**** Entries provided ****

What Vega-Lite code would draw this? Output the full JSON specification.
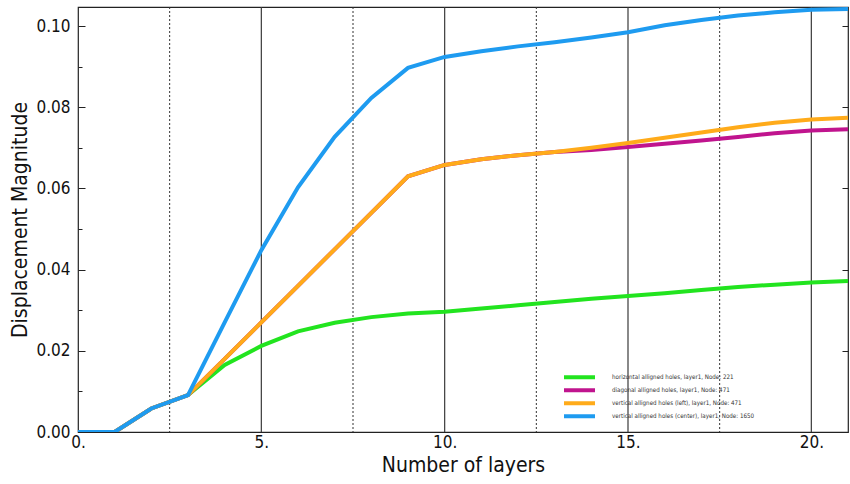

****
**** Entries provided ****

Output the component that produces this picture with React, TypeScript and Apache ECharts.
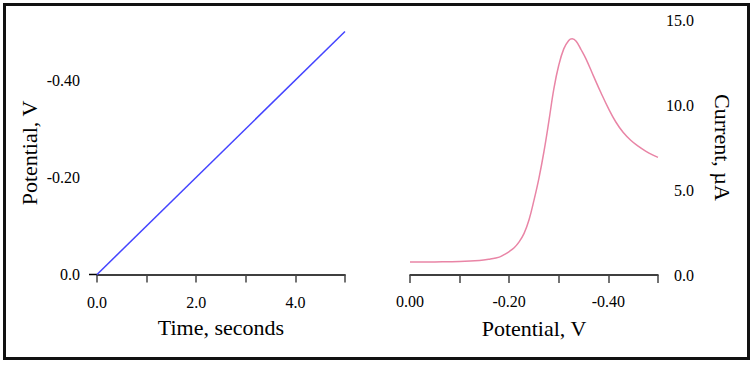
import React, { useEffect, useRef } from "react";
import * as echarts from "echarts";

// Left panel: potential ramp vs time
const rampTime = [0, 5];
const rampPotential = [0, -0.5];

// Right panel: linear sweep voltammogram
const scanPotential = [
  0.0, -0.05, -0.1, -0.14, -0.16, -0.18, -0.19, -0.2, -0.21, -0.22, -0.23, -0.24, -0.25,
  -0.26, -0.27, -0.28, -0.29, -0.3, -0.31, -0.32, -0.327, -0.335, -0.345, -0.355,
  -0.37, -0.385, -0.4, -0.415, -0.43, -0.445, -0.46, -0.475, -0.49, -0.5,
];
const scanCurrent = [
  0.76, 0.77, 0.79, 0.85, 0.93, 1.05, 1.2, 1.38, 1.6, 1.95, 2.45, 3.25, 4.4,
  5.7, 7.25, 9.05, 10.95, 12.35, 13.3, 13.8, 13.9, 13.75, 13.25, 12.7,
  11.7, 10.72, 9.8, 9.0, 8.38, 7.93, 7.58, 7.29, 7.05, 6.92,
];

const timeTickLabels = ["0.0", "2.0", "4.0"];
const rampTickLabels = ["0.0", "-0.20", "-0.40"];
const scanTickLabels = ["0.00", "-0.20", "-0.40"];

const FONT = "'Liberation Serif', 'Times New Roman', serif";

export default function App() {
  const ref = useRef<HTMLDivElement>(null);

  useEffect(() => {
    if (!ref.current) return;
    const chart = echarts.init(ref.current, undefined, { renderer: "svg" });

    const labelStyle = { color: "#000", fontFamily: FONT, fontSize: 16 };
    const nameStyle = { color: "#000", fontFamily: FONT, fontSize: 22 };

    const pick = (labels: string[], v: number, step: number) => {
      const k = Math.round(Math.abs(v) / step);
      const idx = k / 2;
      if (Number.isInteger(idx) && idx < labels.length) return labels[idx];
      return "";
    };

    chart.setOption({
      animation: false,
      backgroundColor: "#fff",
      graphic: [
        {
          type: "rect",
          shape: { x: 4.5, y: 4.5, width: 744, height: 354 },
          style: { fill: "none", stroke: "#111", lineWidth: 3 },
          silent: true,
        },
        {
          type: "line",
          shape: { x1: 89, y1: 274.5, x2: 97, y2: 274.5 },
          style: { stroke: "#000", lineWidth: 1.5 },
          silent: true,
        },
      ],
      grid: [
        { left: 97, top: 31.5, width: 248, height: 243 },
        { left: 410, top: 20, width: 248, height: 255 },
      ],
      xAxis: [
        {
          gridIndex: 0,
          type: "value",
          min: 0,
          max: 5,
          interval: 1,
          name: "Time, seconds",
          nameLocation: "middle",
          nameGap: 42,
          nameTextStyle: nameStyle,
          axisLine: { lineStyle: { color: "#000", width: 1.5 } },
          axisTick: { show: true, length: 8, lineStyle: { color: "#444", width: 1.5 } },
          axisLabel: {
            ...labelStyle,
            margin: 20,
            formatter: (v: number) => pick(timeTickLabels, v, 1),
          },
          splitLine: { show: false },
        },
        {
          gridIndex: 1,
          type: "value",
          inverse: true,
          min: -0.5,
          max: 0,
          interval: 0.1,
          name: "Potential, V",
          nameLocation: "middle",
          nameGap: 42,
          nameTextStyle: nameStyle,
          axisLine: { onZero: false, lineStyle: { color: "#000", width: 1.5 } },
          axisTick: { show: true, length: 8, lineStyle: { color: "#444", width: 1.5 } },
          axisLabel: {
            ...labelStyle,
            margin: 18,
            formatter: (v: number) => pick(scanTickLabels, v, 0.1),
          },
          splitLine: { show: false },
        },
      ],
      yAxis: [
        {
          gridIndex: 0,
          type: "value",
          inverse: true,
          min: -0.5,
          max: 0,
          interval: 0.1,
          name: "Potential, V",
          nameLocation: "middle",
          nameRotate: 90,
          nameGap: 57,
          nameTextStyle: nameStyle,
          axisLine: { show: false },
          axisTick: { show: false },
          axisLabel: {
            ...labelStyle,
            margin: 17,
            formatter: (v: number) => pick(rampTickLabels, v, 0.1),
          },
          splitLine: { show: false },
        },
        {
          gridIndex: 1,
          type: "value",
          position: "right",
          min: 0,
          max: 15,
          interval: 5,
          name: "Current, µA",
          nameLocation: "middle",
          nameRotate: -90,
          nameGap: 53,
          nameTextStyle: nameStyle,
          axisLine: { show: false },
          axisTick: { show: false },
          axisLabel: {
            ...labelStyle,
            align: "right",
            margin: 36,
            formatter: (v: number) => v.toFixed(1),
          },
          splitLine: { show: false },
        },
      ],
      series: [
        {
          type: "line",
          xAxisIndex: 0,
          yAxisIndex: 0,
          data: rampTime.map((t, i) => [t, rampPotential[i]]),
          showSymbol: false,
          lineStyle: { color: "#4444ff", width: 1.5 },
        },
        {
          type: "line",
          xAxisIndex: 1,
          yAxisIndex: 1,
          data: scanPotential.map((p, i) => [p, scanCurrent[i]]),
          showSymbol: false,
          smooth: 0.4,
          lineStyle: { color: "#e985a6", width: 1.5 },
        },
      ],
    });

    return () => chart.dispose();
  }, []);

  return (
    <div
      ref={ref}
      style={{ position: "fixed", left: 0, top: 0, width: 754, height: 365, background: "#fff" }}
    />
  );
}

****

Work required: Start at the line that contains "Output the component", stop at the line that contains "const rampPotential = [0, -0.5];", and reproduce each line in that stretch exactly. Pictures are excluded.

Solution below:
Output the component that produces this picture with React, TypeScript and Apache ECharts.
import React, { useEffect, useRef } from "react";
import * as echarts from "echarts";

// Left panel: potential ramp vs time
const rampTime = [0, 5];
const rampPotential = [0, -0.5];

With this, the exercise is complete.